Maybe that’s the main thing – reading these books has made me give greater consideration to the reader.

JUAN PABLO VILLALOBOS: Quesadillas

Thanks to my subscription to And Other Stories, I have (technically) had my name in seven books published this year (six from them plus another one).  The way the subscription works is that they send a copy of each of the books they publish in a year – having read four of the six so far I’ve not been disappointed.  Rodrigo de Souza Leao’s All Dogs Are Blue is worth a mention, but my favourite has been Juan Pablo Villalobos’ Quesadillas

His first novel, Down The Rabbit Hole, having been the catalyst for me signing up to And Other Stories, I was eagerly anticipating this one.  And it didn’t disappoint. Villalobos’ surrealist comedy twists one way then another, skilfully blending references and themes.

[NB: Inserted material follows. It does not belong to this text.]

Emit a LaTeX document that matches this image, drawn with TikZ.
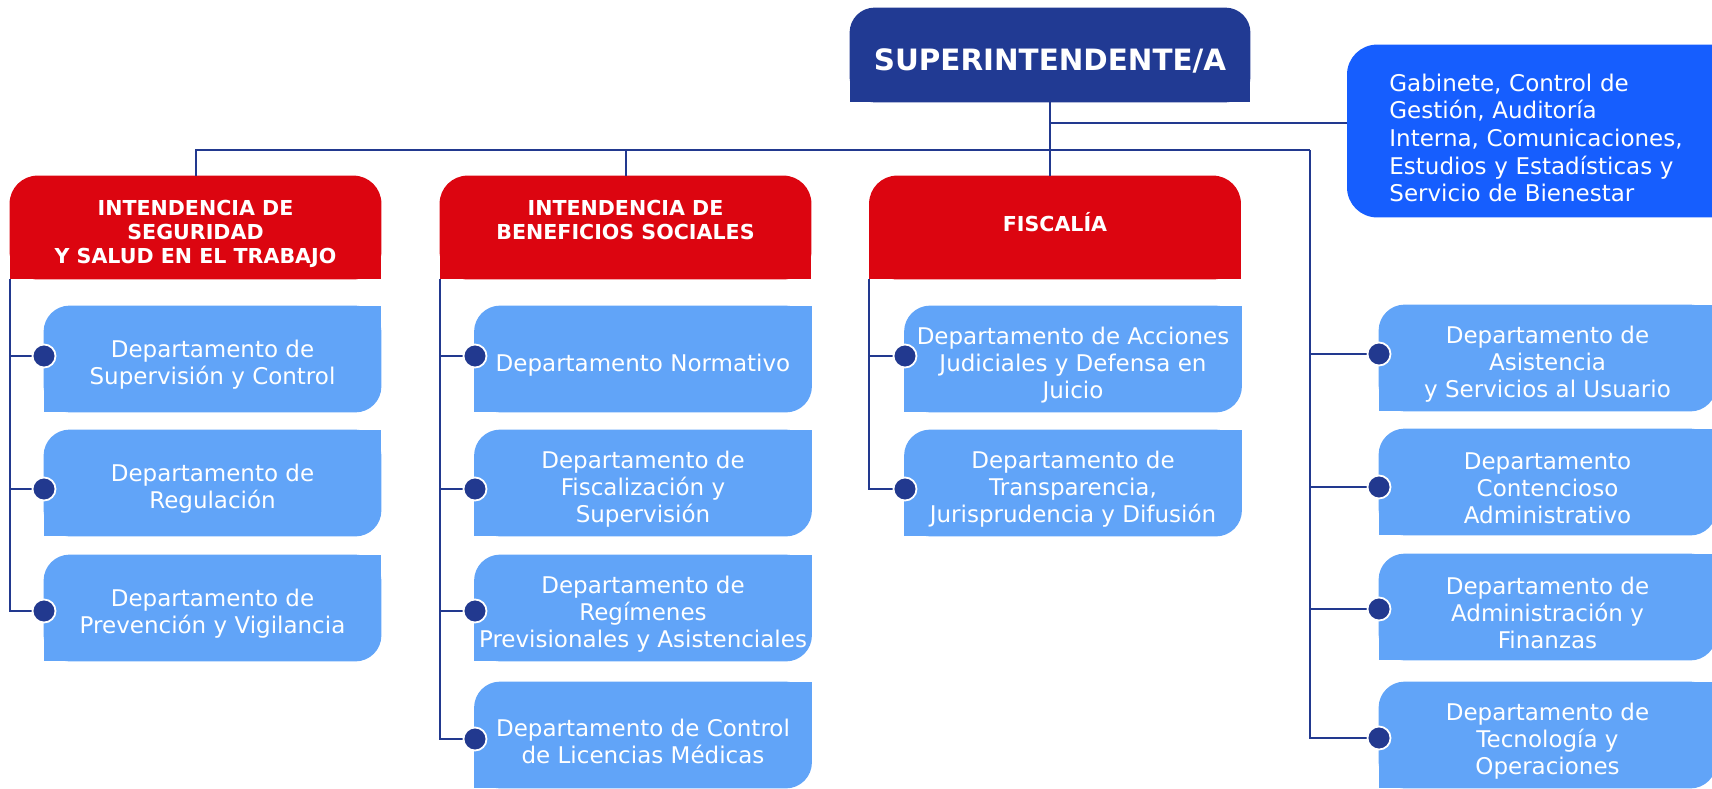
\documentclass[tikz,border=0pt]{standalone}
\usepackage{fontspec}
\setmainfont{DejaVu Sans}
\usetikzlibrary{backgrounds}

\definecolor{supnavy}{HTML}{213A93}
\definecolor{intred}{HTML}{DC0510}
\definecolor{deptblue}{HTML}{61A4F8}
\definecolor{gabblue}{HTML}{165EFE}
\definecolor{linenavy}{HTML}{22398F}

% box with round top corners: node, colour, radius
\newcommand{\topround}[3]{%
  \fill[#2, rounded corners=#3] (#1.south west) rectangle (#1.north east);
  \fill[#2] (#1.south west) rectangle (#1.east);}
% department box: round top left and bottom right
\newcommand{\deptround}[1]{%
  \fill[deptblue, rounded corners=13pt] (#1.south west) rectangle (#1.north east);
  \fill[deptblue] (#1.south west) rectangle (#1.center);
  \fill[deptblue] (#1.center) rectangle (#1.north east);}

\tikzset{
  conn/.style={draw=linenavy, line width=1pt},
  dot/.style={circle, fill=linenavy, draw=white, line width=0.9pt, minimum size=11.5pt, inner sep=0pt},
  boxtext/.style={inner sep=0pt, align=center, text=white},
  supbox/.style={minimum width=200pt, minimum height=47pt, inner sep=0pt,
    label={[boxtext, yshift=-2.75pt, font=\bfseries\fontsize{14.7pt}{17pt}\selectfont]center:#1}},
  titlebox/.style 2 args={minimum width=185.5pt, minimum height=51.5pt, inner sep=0pt,
    label={[boxtext, yshift=#1, font=\bfseries\fontsize{10.3pt}{12pt}\selectfont]center:#2}},
  deptbox/.style={minimum width=168.5pt, minimum height=53pt, inner sep=0pt,
    label={[boxtext, yshift=-3pt, font=\fontsize{11.5pt}{13.5pt}\selectfont]center:#1}},
  gabbox/.style={anchor=west, minimum width=206.5pt, minimum height=86pt, inner sep=0pt,
    label={[boxtext, yshift=-3.5pt, text width=164.5pt, align=left,
      font=\fontsize{11.5pt}{13.85pt}\selectfont]center:#1}},
}

\begin{document}
\begin{tikzpicture}[x=0.5pt, y=-0.5pt]
  \useasboundingbox (0,0) rectangle (1712,788);
  % top
  \node[supbox={SUPERINTENDENTE/A}] (super) at (1050,55) {};
  \node[gabbox={Gabinete, Control de\\Gestión, Auditoría\\Interna, Comunicaciones,\\Estudios y Estadísticas y\\Servicio de Bienestar}] (gab) at (1347,131) {};
  % intendencias
  \node[titlebox={-3.25pt}{INTENDENCIA DE\\SEGURIDAD\\Y SALUD EN EL TRABAJO}] (sst) at (195.5,227.5) {};
  \node[titlebox={4pt}{INTENDENCIA DE\\BENEFICIOS SOCIALES}] (ibs) at (625.5,227.5) {};
  \node[titlebox={2.5pt}{FISCALÍA}] (fis) at (1055,227.5) {};
  % departamentos
  \node[deptbox={Departamento de\\Supervisión y Control}] (sst1) at (212.5,359) {};
  \node[deptbox={Departamento de\\Regulación}] (sst2) at (212.5,483) {};
  \node[deptbox={Departamento de\\Prevención y Vigilancia}] (sst3) at (212.5,608) {};
  \node[deptbox={Departamento Normativo}] (ibs1) at (643,359) {};
  \node[deptbox={Departamento de\\Fiscalización y\\Supervisión}] (ibs2) at (643,483) {};
  \node[deptbox={Departamento de\\Regímenes\\Previsionales y Asistenciales}] (ibs3) at (643,608) {};
  \node[deptbox={Departamento de Control\\de Licencias Médicas}] (ibs4) at (643,735) {};
  \node[deptbox={Departamento de Acciones\\Judiciales y Defensa en\\Juicio}] (fis1) at (1073,359) {};
  \node[deptbox={Departamento de\\Transparencia,\\Jurisprudencia y Difusión}] (fis2) at (1073,483) {};
  \node[deptbox={Departamento de\\Asistencia\\y Servicios al Usuario}] (apo1) at (1547.5,358) {};
  \node[deptbox={Departamento\\Contencioso\\Administrativo}] (apo2) at (1547.5,482) {};
  \node[deptbox={Departamento de\\Administración y\\Finanzas}] (apo3) at (1547.5,607) {};
  \node[deptbox={Departamento de\\Tecnología y\\Operaciones}] (apo4) at (1547.5,735) {};
  % dots
  \node[dot] (dsst1) at (44,356) {};
  \node[dot] (dsst2) at (44,489) {};
  \node[dot] (dsst3) at (44,611) {};
  \node[dot] (dibs1) at (475,356) {};
  \node[dot] (dibs2) at (475,489) {};
  \node[dot] (dibs3) at (475,611) {};
  \node[dot] (dibs4) at (475,739) {};
  \node[dot] (dfis1) at (905,356) {};
  \node[dot] (dfis2) at (905,489) {};
  \node[dot] (dapo1) at (1379,354) {};
  \node[dot] (dapo2) at (1379,487) {};
  \node[dot] (dapo3) at (1379,609) {};
  \node[dot] (dapo4) at (1379,738) {};
  \coordinate (rbus) at (1310,150);

  \begin{scope}[on background layer]
    \topround{super}{supnavy}{12.5pt}
    \topround{sst}{intred}{14pt}
    \topround{ibs}{intred}{14pt}
    \topround{fis}{intred}{14pt}
    \fill[gabblue, rounded corners=15pt] (gab.south west) rectangle (gab.north east);
    \fill[gabblue] (gab.north) rectangle (gab.south east);
    \deptround{sst1} \deptround{sst2} \deptround{sst3}
    \deptround{ibs1} \deptround{ibs2} \deptround{ibs3} \deptround{ibs4}
    \deptround{fis1} \deptround{fis2}
    \deptround{apo1} \deptround{apo2} \deptround{apo3} \deptround{apo4}
    % lines
    \draw[conn] (super.south) -- (super.south |- fis.north);
    \draw[conn] ([yshift=4pt]gab.west) -| (super.south);
    \draw[conn] (sst.north) |- (rbus);
    \draw[conn] (ibs.north) -- (ibs.north |- rbus);
    \draw[conn] (rbus) |- (dapo4);
    \draw[conn] (rbus) |- (dapo1);
    \draw[conn] (rbus) |- (dapo2);
    \draw[conn] (rbus) |- (dapo3);
    \draw[conn] (sst.south west) |- (dsst1);
    \draw[conn] (sst.south west) |- (dsst2);
    \draw[conn] (sst.south west) |- (dsst3);
    \draw[conn] (ibs.south west) |- (dibs1);
    \draw[conn] (ibs.south west) |- (dibs2);
    \draw[conn] (ibs.south west) |- (dibs3);
    \draw[conn] (ibs.south west) |- (dibs4);
    \draw[conn] (fis.south west) |- (dfis1);
    \draw[conn] (fis.south west) |- (dfis2);
  \end{scope}
\end{tikzpicture}
\end{document}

The titular quesadillas function as a measure of the family’s social standing, the teen narrator’s happiness seemingly dependent on how many of his siblings he can edge out in the battle for food.  But this isn’t a novel that stands still for long – just as the reader has the feeling that the narrator has no control over his life, so there seems no easy way to pin down the narrative of this crazy story.  The ending is just bizarre, wild, fitting.

(And before I get to the end of this round-up I should also quickly mention Antal Szerb’s Journey By Moonlight, William Hjortsberg’s Jubilee Hitchhiker and Steven Milhauser’s Dangerous Laughter, as well as Doris Lesisng’s The Good Terrorist (powerful, gripping), Ruth Ozeki’s A Tale For The Time Being (Murikamiesque mystery), Hassan Blasim’s The Iraqi Christ (searing collection of war stories that are not war stories), Kurt Vonnegut’s Sirens Of Titan (enjoyably mental), Nicolas de Crecy’s The Celestial Bibendum (incredible… and incredibly weird) and China Mieville’s Railsea (a 19th century adventure novel transported to another time and place).  The list goes on.  I could prattle on all day.  Really I could.  I’ve reined myself in.  Just read any of these books, you won’t be disappointed (unless you don’t like the same kinds of books as me, but even then you might like them for a different reason))

CHRIS WARE: Building StoriesBuilding_Stories_cover

Apart from everything else, this Chris Ware gem / epic is a remarkable feat of publishing – a huge box full of twenty beautifully printed and bound pieces ranging from tiny chapbooks to huge gameboards.  But whilst it may seem like quite a sprawling piece of work it manages to retain an intimate feel, building an experience akin to slowly learning about a person’s history as you become friends with them.

Ware’s drawings are very precise and though his pages are full of things to look at, he is not averse to slowing the pace of life down to spend quiet, almost tedious moments with his characters as they go about their everyday lives.

I should try and explain what Building Stories is about, but it’s tricky because a) there is no set order in which to read the pieces that make up Building Stories and, b) there is no overarching plot as such.  The main character is an unnamed woman, though parts of the story concern themselves with her neighbours, the apartment block itself and a bee who, at one point, finds himself stuck inside the apartment.  What emerges is a poignant piece of work that remains capable of puncturing itself when it gets too heavy.  A fantastic piece of both art and literature.

There you are then.  Hope that made some sense.  Happy 2014!  This year I aim to explain myself more clearly.